The new ban also drops Iraq from the ban entirely, and it no longer treats Syrian refugees differently from other refugees. Remember, in the previous ban, Syrian refugees were banned indefinitely, while other refugees were banned for 120 days. The new ban also no longer makes exceptions to allow in refugees who are “religious minorities” (i.e. Christians). Under the revised ban, all refugees will be treated the same – banned for 120 days, until new screening measures will supposedly be put in place.
These changes will likely make it harder to challenge in court, especially because it will be harder to find anyone who can claim to be injured by the law.
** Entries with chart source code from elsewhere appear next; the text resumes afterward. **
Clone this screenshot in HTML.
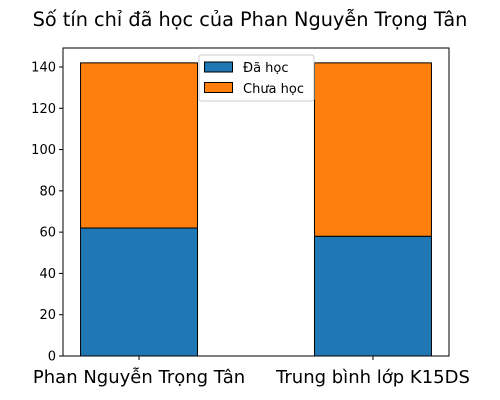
<!DOCTYPE html>
<html><head><meta charset="utf-8"><style>
body{margin:0;background:#fff;}
svg{display:block;font-family:"DejaVu Sans","Liberation Sans",sans-serif;}
</style></head><body>
<svg id="chart" width="500" height="400">
<text x="250" y="26" text-anchor="middle" font-size="19.3">Số tín chỉ đã học của Phan Nguyễn Trọng Tân</text>
<g id="bars"></g>
<g id="yticks"></g>
<g id="xticks"></g>
<rect x="63" y="48" width="386" height="308" fill="none" stroke="#000" stroke-width="1"/>
<g>
<rect x="199" y="55" width="115" height="46" rx="2" fill="#fff" fill-opacity="0.8" stroke="#ccc"/>
<rect x="204.5" y="62" width="28" height="10" fill="#1f77b4" stroke="#000"/>
<text x="243" y="72" font-size="13">Đã học</text>
<rect x="204.5" y="82.5" width="28" height="10" fill="#ff7f0e" stroke="#000"/>
<text x="243" y="93" font-size="13">Chưa học</text>
</g>
</svg>
<script>
const categories = ["Phan Nguyễn Trọng Tân", "Trung bình lớp K15DS"];
const studied = [62, 58];
const remaining = [80, 84];
const yTicks = [0, 20, 40, 60, 80, 100, 120, 140];

const NS = "http://www.w3.org/2000/svg";
const x0 = 63, x1 = 449, yTop = 48, yBot = 356;
const xMin = -0.325, xMax = 1.325;
const yMax = 149.2;
function xs(v){ return x0 + (v - xMin) / (xMax - xMin) * (x1 - x0); }
function ys(v){ return yBot - v / yMax * (yBot - yTop); }
function mk(tag, attrs, parent){
  const e = document.createElementNS(NS, tag);
  for (const k in attrs) e.setAttribute(k, attrs[k]);
  parent.appendChild(e);
  return e;
}
const bars = document.getElementById('bars');
const bw = 0.5;
categories.forEach((c, i) => {
  const l = xs(i - bw/2), w = xs(i + bw/2) - l;
  const b = mk('rect', {x:l, y:ys(studied[i]), width:w, height:ys(0)-ys(studied[i]), fill:'#1f77b4', stroke:'#000'}, bars);
  
  
  const top = studied[i] + remaining[i];
  const o = mk('rect', {x:l, y:ys(top), width:w, height:ys(studied[i])-ys(top), fill:'#ff7f0e', stroke:'#000'}, bars);
  
  
});
const yt = document.getElementById('yticks');
yTicks.forEach(v => {
  const y = ys(v);
  const t = mk('line', {x1:x0-4, x2:x0, y1:y, y2:y, stroke:'#000'}, yt);
  
  
  const tx = mk('text', {x:x0-7, y:y+4.5, 'text-anchor':'end', 'font-size':'13'}, yt);
  tx.textContent = v;
  
  
});
const xt = document.getElementById('xticks');
categories.forEach((c, i) => {
  const x = xs(i);
  const t = mk('line', {x1:x, x2:x, y1:yBot, y2:yBot+4, stroke:'#000'}, xt);
  
  
  const tx = mk('text', {x:x, y:yBot+27, 'text-anchor':'middle', 'font-size':'18'}, xt);
  tx.textContent = c;
  
  
});
</script>
</body></html>
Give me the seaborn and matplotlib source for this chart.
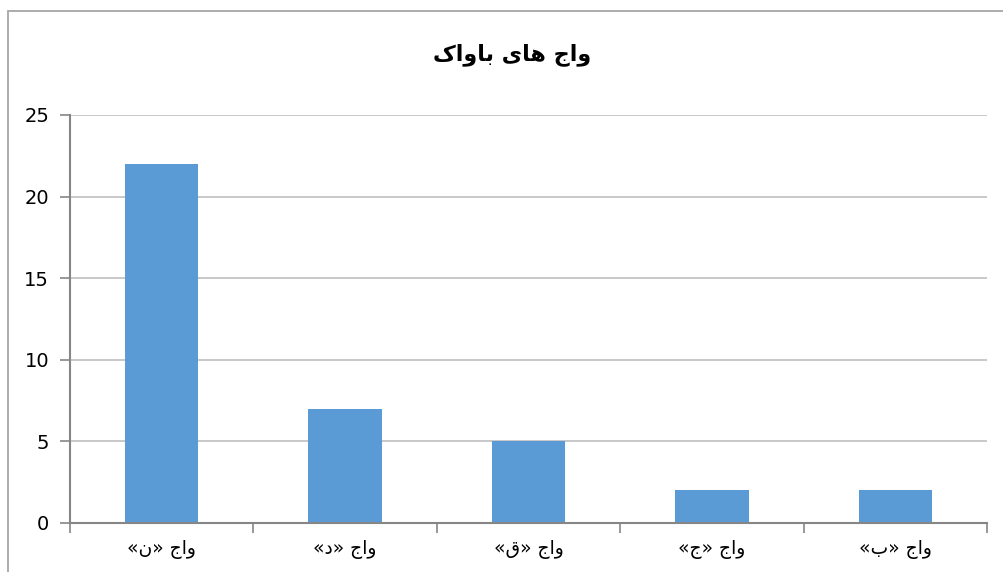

It is unclear under the law whether a person who has never been admitted to the U.S. is granted the constitutional protections of the U.S. So arguments would have be made by a U.S. family member or a University or a state on behalf of someone in Syria (for example) who is trying to come here as a refugee, which can be a more difficult case to make.*
However there are some legal experts who think the prior history of the first travel ban, plus Trump’s past statements about a “Muslim ban” can still be used against him when weighing this new ban. And they believe that might be enough to get even this ban ultimately thrown out. So it’s really impossible to predict how today’s hearings will turn out.
And remember, even if the ban is allowed to proceed to implementation after today’s hearings, that’s not the end of the story. There will still be plenty more lawsuits coming that will challenge the substance of the law once it’s gone into effect.
*One federal court in Wisconsin has already ruled against enforcement of the ban with respect to the wife and child of a refugee who had already been granted asylum in the United States. The temporary restraining order issued in this case applies only to this specific family.